Believe it or not, there are no Chili’s in New York City, not even in Times Square, and certainly not in Brooklyn where I live, where I’m more likely to get my agave fix at high-brow Mexican spots like Leyenda, Alta Calidad, and Claro. For those in my boat, without a Chili’s in sight, you can turn your home into a Grill and Bar by making your own Presidente.

Chili's RTD Margarita Pouches

In 2013 Chili’s introduced 6.5 percent ABV “On The Rocks” Margaritas RTDs. They came in “convenient” 1.75 liter and 3 liter stand-up gusset pouches with built-in tap dispensers. Though the product won Gold at San Diego’s ECRM Global Wine, Spirits and Beer Show in 2013, it is sadly no longer available.

Fortunately, the internet is full of “hacks” for making your own chain restaurant cocktail. There’s even an entire Blogspot site devoted to Chili’s Margarita recipes (though it hasn’t been updated since 2014, alas). I decided to give it a try.

I usually juice my own limes when I make Margaritas at home, so I was happy to find I wouldn’t need to do that here.
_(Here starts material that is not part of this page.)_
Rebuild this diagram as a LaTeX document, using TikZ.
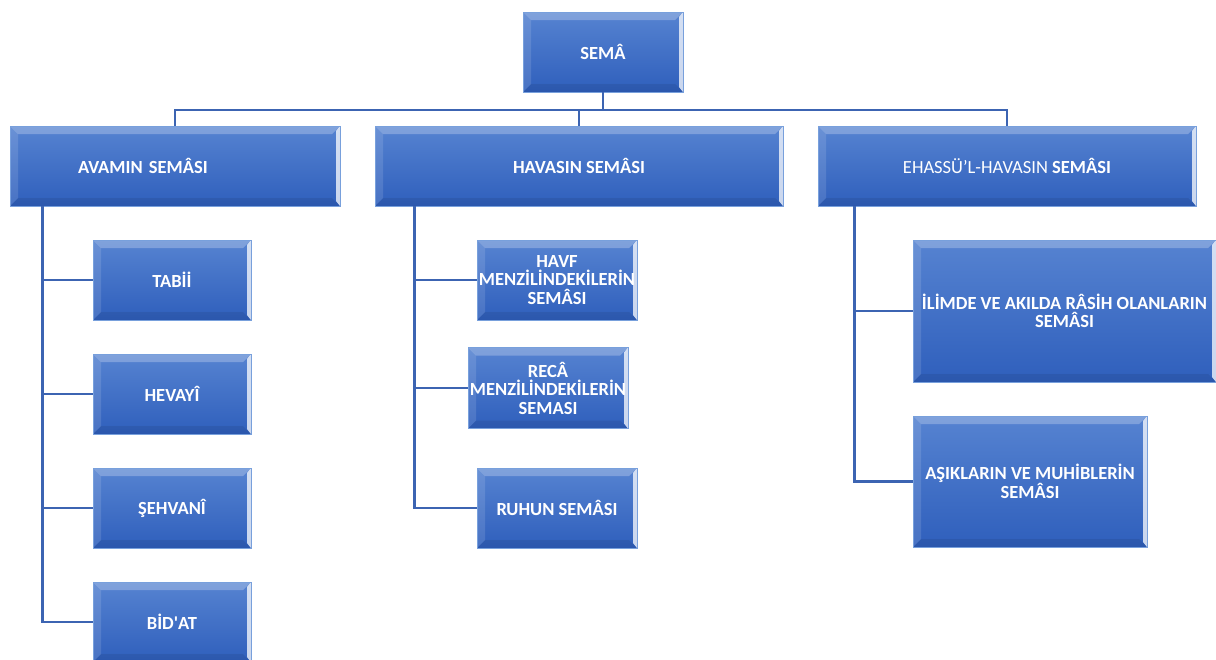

Sadly, I don’t have a plastic blue shaker, nor a cheesy blue-rimmed Martini glass — but I could have purchased both for cheap from countless eBay sellers who have filched them over the years.

Not wanting to support a Chili’s black market, I instead used the classy yuppie barware someone got me off my wedding registry. I shook exactly 25 times and poured the drink into an ice-filled cocktail glass that I’d kept chilling in my freezer at all times. It was rimmed with some snobby salt flakes I had.

The drink was … sweet. Whoa. Sweeter than I recall. Maybe it was the atmosphere. Maybe airline terminals mute your tastebuds. Maybe I didn’t get the Sweet & Sour mix right. Or maybe it was the mere fact I didn’t pair my homemade Presidente with some skillet queso, something the internet will also teach you to hack. Whatever the case, I think I’ll stick to having my Chili’s Margaritas at Chili’s from now on.

“When I was hired they told me this factoid,” Provost said at the end of our phone call. “So you have the population of Mexico, the No. 1 consumer of tequila. The U.S., we’re No. 2. Well, if Chili’s customers formed their own country, we would be the third-largest consumer of tequila in the entire world. All because of our Margarita.”